TASK BRIEF » Drop the pictures and give back word for word the lines from the line holding "Write the matplotlib code for this chart." to the line holding "barras.append(b)", both included.

START

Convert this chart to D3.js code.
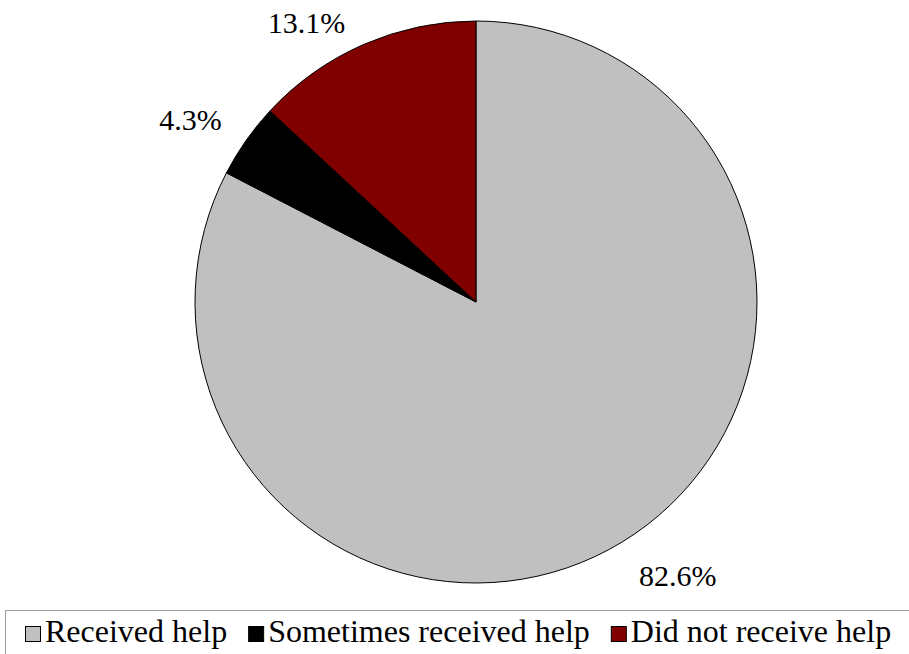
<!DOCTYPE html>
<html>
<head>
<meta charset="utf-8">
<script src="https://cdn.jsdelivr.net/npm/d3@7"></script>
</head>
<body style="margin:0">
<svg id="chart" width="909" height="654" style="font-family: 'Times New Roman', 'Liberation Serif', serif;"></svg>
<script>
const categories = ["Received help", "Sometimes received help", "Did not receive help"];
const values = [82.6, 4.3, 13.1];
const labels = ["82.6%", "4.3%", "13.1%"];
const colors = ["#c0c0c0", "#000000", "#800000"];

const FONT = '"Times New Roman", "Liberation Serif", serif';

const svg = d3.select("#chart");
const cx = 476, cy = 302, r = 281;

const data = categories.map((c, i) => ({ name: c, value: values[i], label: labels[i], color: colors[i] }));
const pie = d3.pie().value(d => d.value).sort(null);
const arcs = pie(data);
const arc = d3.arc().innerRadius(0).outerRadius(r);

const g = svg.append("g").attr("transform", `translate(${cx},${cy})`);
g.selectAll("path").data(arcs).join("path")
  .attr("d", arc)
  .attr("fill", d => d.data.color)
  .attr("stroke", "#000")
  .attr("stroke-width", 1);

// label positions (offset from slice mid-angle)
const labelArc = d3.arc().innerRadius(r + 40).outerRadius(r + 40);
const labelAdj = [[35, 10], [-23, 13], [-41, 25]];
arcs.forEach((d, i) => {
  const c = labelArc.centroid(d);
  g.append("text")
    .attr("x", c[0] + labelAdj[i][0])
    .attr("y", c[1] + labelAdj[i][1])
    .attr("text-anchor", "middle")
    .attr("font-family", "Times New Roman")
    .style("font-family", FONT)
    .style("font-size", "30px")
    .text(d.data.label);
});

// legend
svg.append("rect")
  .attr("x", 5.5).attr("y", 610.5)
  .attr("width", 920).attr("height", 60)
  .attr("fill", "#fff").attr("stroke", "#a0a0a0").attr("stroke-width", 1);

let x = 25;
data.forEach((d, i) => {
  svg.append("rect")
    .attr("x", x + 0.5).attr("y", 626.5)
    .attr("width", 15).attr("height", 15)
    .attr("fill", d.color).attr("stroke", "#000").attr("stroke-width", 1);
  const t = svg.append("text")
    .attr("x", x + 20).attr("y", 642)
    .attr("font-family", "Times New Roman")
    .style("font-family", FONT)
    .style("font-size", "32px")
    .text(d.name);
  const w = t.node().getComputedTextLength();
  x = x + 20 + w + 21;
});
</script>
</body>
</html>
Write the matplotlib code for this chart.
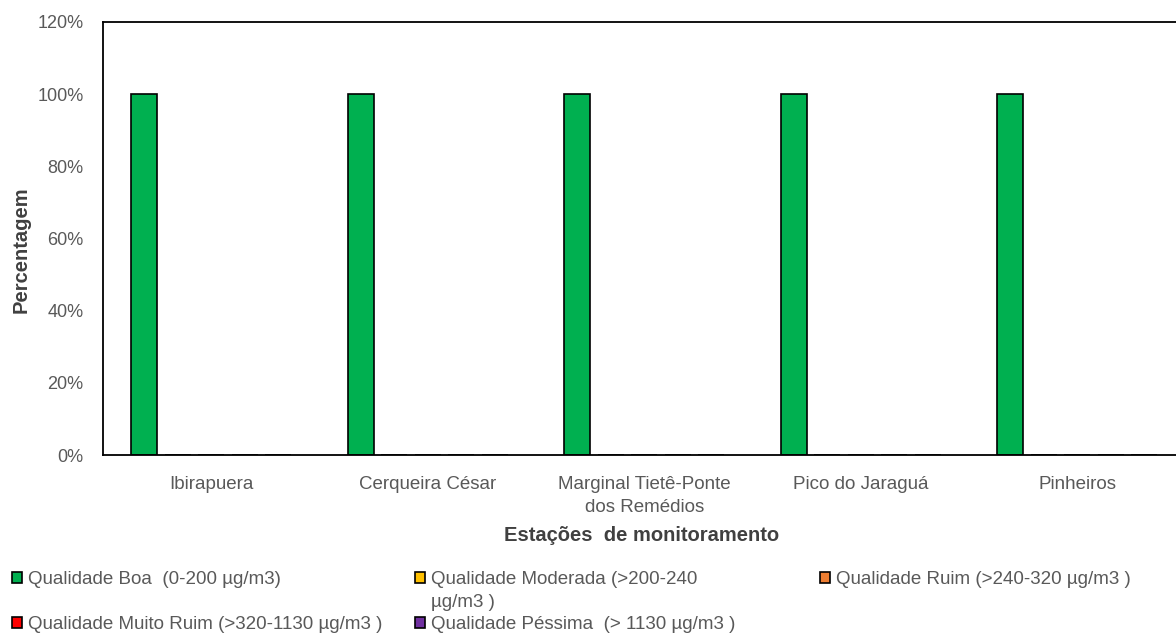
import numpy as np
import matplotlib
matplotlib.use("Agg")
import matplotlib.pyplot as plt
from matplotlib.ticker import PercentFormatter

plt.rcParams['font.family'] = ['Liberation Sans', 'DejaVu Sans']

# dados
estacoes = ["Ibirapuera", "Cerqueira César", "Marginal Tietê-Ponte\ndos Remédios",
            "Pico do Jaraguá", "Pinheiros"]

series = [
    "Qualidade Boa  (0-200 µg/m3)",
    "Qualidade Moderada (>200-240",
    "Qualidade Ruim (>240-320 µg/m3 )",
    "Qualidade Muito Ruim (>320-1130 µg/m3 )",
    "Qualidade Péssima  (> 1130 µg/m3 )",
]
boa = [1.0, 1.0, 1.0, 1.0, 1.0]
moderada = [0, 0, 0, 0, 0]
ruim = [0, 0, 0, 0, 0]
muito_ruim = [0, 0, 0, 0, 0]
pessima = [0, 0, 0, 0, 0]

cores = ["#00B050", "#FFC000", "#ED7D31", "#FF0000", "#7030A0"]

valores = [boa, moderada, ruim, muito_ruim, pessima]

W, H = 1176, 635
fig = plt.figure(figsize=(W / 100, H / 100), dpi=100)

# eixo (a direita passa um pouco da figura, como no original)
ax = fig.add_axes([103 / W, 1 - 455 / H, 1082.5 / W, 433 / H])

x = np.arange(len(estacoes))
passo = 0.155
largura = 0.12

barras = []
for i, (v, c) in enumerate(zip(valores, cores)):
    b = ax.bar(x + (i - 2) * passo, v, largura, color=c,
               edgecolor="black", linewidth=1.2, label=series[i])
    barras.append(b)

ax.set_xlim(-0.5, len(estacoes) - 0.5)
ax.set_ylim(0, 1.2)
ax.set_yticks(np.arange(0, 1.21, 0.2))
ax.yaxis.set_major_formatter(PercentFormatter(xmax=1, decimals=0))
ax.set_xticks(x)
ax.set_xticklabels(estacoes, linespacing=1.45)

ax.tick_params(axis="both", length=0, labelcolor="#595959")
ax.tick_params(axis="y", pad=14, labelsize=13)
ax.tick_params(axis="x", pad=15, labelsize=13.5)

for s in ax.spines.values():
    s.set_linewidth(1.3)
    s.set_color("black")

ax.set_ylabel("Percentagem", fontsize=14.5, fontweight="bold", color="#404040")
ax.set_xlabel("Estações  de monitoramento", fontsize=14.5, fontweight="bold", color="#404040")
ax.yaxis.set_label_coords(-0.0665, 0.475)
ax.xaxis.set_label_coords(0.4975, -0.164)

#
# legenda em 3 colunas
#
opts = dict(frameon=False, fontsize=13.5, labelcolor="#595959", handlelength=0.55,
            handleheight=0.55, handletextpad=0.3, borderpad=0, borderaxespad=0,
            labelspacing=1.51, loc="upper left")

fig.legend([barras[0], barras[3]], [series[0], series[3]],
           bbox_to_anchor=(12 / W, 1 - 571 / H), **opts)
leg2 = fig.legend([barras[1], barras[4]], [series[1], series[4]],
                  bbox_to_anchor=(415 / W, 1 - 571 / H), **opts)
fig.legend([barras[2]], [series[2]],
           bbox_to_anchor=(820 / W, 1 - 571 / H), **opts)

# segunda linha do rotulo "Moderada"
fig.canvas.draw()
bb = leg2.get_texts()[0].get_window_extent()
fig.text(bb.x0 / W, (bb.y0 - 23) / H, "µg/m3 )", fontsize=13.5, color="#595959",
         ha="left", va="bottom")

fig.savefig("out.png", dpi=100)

END

SOLUTION TO THIS TASK »
Write the matplotlib code for this chart.
import numpy as np
import matplotlib
matplotlib.use("Agg")
import matplotlib.pyplot as plt
from matplotlib.ticker import PercentFormatter

plt.rcParams['font.family'] = ['Liberation Sans', 'DejaVu Sans']

# dados
estacoes = ["Ibirapuera", "Cerqueira César", "Marginal Tietê-Ponte\ndos Remédios",
            "Pico do Jaraguá", "Pinheiros"]

series = [
    "Qualidade Boa  (0-200 µg/m3)",
    "Qualidade Moderada (>200-240",
    "Qualidade Ruim (>240-320 µg/m3 )",
    "Qualidade Muito Ruim (>320-1130 µg/m3 )",
    "Qualidade Péssima  (> 1130 µg/m3 )",
]
boa = [1.0, 1.0, 1.0, 1.0, 1.0]
moderada = [0, 0, 0, 0, 0]
ruim = [0, 0, 0, 0, 0]
muito_ruim = [0, 0, 0, 0, 0]
pessima = [0, 0, 0, 0, 0]

cores = ["#00B050", "#FFC000", "#ED7D31", "#FF0000", "#7030A0"]

valores = [boa, moderada, ruim, muito_ruim, pessima]

W, H = 1176, 635
fig = plt.figure(figsize=(W / 100, H / 100), dpi=100)

# eixo (a direita passa um pouco da figura, como no original)
ax = fig.add_axes([103 / W, 1 - 455 / H, 1082.5 / W, 433 / H])

x = np.arange(len(estacoes))
passo = 0.155
largura = 0.12

barras = []
for i, (v, c) in enumerate(zip(valores, cores)):
    b = ax.bar(x + (i - 2) * passo, v, largura, color=c,
               edgecolor="black", linewidth=1.2, label=series[i])
    barras.append(b)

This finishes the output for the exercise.